Constructed during the Later Le dynasty, Hau Lau covers an area of approximately 2,392 square meters. This architectural marvel served as the residence for queens and princesses of the imperial court. The palace encompasses a basement and three floors above it. Its tiled roof was crafted using a combination of brick and concrete, providing a sturdy structure.
Hau Lau or Princess Palace in Imperial Citadel of Thang Long
Towards the close of the 19th century, Hau Lau underwent severe damage, leading to its subsequent restoration by the French. The monument stands today as a testament to their reconstruction efforts, preserving its historical significance and architectural grandeur.
Designed and constructed in 1967, House D67 served as the headquarters of the Defense Ministry during the conflict against US forces. It housed essential facilities such as the meeting room for the Politburo and Central Military Commission, as well as the working spaces of General Vo Nguyen Giap and General Van Tien Dung. For emergency purposes, a connecting tunnel was incorporated, enabling swift evacuation in the event of an attack.
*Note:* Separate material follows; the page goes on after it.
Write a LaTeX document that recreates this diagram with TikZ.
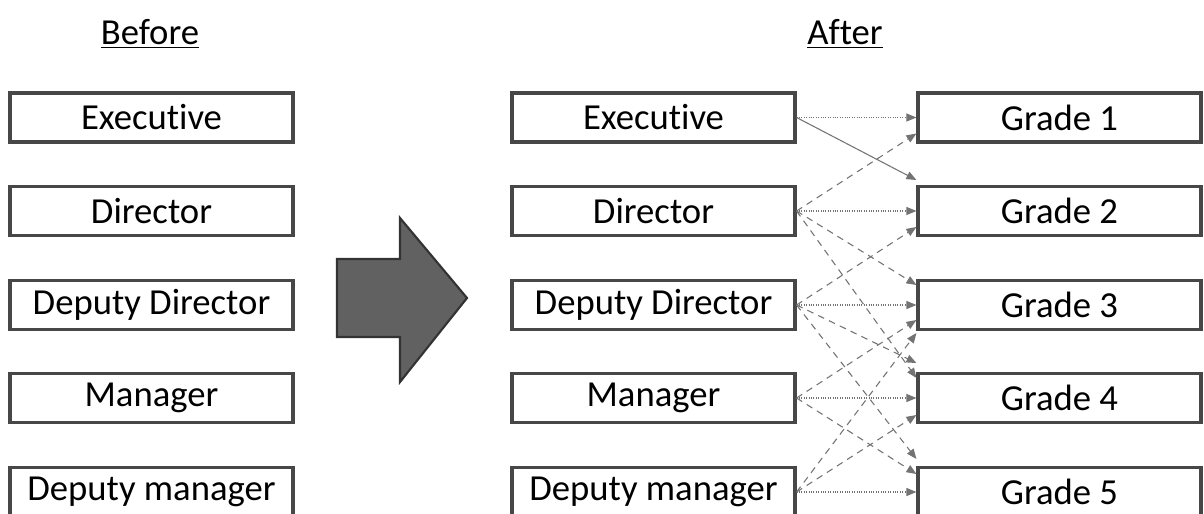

House 67D in the Imperial Citadel of Thang Long
Located to the north of Kinh Thien Hall, House D67 showcases a modern architectural style, featuring walls that are 60 centimeters thick and a soundproofing system of high quality. Within its premises, a variety of rooms serve different functions, including meeting rooms, break areas, and individual workspaces.
On display are objects and items utilized during the Vietnam War, such as soundproof doors, maps, telegraphs, and an aircraft's notice board, providing a glimpse into the historical context of the period.
- The Flag tower is a part of the Imperial Citadel of Thang Long. However, it is located in the Military Museum. It means, to visit the Flag tower, visitors need to visit the Military Museum.
- To maintain appropriate decorum, visitors are kindly requested to refrain from wearing shorts, miniskirts, tank tops, and transparent clothing during their visit.